[Collected data entries]
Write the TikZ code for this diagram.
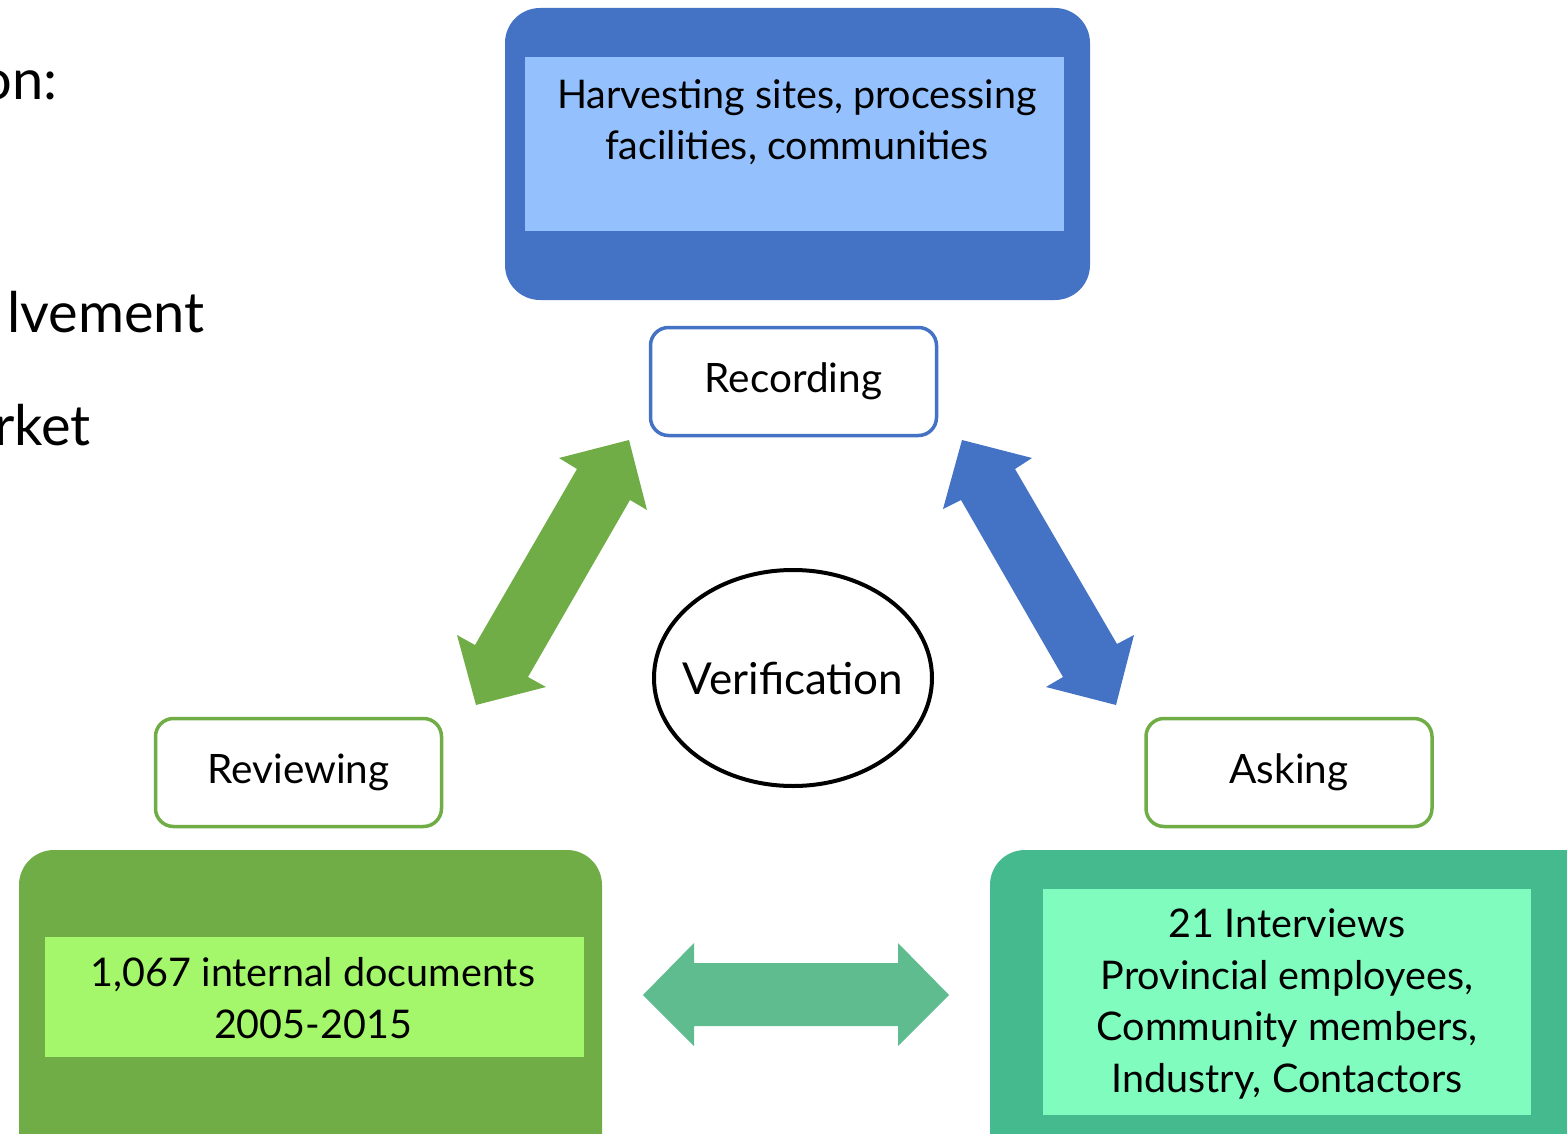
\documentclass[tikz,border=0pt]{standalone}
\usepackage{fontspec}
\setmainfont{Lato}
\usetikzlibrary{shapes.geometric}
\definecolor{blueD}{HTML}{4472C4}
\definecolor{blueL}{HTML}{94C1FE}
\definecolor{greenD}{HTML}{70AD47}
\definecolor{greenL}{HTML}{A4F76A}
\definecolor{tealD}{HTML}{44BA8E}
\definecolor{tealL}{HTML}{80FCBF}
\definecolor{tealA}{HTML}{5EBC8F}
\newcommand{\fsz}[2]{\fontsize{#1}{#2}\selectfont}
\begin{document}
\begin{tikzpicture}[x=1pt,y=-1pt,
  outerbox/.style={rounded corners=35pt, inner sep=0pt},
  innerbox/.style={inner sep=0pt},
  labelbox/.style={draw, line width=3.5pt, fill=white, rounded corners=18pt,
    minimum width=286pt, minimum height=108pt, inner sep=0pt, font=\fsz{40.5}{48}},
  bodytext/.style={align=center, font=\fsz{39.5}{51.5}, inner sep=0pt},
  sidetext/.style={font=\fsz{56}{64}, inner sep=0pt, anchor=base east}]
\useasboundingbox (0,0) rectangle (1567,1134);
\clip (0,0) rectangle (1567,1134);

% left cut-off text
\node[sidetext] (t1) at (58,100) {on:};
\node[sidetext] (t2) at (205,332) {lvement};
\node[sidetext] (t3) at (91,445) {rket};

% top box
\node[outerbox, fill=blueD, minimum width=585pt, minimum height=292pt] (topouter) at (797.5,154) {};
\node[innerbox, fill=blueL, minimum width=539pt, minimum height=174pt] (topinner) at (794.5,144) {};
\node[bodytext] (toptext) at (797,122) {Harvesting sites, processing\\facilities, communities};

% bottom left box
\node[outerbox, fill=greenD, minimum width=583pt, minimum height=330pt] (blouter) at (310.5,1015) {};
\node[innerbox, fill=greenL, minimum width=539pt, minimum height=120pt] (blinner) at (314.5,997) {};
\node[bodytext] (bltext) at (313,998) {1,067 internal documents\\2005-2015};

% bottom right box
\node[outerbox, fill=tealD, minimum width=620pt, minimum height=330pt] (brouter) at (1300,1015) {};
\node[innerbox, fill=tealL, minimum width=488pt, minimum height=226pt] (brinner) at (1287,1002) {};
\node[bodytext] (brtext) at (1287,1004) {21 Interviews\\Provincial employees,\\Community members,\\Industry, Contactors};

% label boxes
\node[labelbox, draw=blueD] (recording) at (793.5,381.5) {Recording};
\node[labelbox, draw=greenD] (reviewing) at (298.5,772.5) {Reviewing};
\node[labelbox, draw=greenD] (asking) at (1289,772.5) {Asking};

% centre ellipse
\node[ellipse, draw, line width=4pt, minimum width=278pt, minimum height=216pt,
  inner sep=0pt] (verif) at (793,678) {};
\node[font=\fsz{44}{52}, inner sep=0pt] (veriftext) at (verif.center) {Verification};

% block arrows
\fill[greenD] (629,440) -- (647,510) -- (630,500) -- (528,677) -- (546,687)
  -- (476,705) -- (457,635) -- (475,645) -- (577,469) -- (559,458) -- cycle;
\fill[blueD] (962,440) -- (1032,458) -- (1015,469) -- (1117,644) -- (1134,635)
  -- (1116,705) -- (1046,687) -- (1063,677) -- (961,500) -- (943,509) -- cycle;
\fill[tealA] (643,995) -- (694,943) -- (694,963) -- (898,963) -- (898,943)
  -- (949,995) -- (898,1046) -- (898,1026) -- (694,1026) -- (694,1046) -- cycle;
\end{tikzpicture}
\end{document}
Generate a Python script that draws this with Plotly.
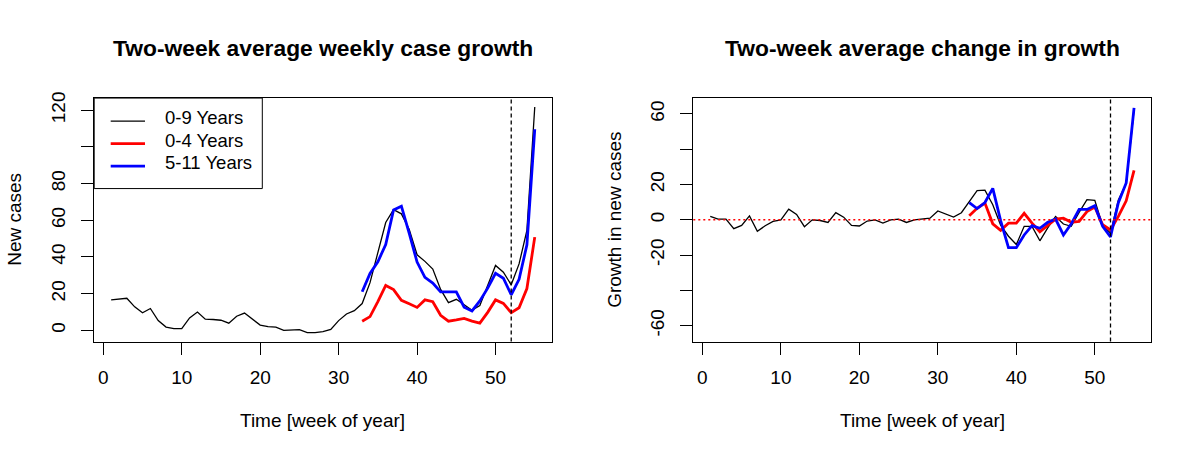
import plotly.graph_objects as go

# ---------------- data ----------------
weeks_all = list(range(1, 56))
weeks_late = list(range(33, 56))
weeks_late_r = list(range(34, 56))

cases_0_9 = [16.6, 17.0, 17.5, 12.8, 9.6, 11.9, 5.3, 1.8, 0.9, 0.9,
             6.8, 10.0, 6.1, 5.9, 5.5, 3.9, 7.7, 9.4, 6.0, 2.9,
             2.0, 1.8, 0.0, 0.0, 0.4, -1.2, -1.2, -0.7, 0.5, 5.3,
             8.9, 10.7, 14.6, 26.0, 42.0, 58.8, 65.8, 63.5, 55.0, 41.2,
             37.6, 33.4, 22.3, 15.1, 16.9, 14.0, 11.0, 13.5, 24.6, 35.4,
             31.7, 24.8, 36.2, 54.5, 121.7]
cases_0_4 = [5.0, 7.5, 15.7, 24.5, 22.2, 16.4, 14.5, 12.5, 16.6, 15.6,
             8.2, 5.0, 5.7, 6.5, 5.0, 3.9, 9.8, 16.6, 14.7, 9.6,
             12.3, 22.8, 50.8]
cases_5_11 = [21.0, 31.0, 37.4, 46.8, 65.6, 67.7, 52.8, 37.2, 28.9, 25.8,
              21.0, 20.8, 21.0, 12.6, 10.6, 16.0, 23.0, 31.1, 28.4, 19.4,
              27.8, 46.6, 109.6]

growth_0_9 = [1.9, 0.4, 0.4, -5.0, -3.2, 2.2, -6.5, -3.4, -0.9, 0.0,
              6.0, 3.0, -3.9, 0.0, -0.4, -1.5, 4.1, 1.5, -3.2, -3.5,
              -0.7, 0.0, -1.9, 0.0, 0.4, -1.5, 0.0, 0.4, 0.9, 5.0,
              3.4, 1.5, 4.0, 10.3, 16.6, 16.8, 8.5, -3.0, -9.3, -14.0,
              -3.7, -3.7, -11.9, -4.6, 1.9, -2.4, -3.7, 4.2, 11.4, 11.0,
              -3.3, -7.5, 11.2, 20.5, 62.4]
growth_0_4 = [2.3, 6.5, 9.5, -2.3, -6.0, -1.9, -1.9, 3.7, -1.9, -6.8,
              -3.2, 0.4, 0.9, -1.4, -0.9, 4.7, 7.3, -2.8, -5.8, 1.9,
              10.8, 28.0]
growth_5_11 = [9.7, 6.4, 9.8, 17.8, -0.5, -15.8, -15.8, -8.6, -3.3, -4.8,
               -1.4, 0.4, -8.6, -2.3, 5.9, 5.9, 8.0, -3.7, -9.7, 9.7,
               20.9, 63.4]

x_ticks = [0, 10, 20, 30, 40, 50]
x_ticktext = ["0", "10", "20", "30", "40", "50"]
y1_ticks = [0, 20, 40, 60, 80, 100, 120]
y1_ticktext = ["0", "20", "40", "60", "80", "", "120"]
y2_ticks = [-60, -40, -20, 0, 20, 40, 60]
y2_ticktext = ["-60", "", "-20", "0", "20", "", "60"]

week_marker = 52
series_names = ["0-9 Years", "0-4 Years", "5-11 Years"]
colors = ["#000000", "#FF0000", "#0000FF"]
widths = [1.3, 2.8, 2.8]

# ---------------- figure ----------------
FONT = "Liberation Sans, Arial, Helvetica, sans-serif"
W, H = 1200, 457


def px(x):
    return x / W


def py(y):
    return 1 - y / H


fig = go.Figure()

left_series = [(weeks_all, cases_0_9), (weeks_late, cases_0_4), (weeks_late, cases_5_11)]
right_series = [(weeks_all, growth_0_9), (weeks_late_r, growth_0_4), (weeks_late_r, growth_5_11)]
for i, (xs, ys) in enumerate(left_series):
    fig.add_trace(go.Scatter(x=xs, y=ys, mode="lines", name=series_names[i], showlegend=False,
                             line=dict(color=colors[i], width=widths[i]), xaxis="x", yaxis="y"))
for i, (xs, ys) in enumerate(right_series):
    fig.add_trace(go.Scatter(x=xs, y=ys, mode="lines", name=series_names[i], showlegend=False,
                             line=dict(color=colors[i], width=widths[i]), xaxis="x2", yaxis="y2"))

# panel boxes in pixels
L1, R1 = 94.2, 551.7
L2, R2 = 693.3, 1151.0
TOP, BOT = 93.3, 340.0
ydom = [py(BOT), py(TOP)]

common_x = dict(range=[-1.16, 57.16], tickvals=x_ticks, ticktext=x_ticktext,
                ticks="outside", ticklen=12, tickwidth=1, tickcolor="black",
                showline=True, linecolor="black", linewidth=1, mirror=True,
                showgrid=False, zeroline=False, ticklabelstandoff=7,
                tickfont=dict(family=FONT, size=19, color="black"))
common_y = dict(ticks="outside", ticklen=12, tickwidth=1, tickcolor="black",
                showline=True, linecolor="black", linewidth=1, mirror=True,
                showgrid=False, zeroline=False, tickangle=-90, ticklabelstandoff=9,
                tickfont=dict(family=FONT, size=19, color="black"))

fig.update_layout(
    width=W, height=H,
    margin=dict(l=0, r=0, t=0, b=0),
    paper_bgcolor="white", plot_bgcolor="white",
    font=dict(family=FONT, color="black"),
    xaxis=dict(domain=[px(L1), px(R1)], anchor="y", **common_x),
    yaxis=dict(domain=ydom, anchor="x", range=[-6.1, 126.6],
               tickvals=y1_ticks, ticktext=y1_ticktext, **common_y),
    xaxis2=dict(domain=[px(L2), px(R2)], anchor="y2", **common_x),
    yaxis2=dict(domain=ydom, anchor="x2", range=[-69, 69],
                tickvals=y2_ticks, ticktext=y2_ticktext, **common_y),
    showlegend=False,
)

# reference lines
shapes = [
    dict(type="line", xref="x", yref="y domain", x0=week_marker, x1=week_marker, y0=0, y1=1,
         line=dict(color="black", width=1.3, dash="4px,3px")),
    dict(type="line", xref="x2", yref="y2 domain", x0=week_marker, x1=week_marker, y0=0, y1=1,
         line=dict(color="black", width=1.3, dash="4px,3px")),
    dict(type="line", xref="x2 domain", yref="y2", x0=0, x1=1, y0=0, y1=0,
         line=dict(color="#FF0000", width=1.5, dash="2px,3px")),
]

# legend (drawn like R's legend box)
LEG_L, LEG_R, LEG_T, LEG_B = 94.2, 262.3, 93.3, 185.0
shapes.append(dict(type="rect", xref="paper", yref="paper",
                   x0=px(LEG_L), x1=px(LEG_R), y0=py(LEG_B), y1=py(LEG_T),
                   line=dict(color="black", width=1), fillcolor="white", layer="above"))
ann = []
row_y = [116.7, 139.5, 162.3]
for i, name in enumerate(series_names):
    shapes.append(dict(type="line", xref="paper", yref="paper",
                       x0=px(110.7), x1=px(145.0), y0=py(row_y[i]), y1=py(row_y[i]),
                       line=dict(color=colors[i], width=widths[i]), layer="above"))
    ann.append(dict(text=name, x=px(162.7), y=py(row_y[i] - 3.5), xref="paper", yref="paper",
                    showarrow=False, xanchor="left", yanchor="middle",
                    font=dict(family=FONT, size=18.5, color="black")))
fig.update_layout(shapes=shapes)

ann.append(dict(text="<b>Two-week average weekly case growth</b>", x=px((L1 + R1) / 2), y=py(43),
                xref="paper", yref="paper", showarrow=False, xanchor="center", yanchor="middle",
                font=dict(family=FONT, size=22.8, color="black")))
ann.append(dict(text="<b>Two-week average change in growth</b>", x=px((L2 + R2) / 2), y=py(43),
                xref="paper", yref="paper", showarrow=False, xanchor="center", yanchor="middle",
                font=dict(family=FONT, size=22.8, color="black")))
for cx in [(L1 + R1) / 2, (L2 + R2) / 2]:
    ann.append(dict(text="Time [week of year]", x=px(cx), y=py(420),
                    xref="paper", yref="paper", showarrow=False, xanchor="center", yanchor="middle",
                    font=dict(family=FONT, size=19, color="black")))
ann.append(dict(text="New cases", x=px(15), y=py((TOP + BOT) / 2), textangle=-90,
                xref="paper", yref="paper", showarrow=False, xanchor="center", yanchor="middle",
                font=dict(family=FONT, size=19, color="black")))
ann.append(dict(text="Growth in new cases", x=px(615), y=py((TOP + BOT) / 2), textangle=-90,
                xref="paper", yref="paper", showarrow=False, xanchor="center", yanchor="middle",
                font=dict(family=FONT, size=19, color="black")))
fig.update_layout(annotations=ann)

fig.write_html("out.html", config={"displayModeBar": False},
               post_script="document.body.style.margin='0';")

# DO THIS
For the material above, give again only the lines starting at the line that contains "Generate a Python" and ending at the line that contains "weeks_late_r = list(range(34, 56))". Pictures do not belong in the copy.

# WORKED ANSWER
Generate a Python script that draws this with Plotly.
import plotly.graph_objects as go

# ---------------- data ----------------
weeks_all = list(range(1, 56))
weeks_late = list(range(33, 56))
weeks_late_r = list(range(34, 56))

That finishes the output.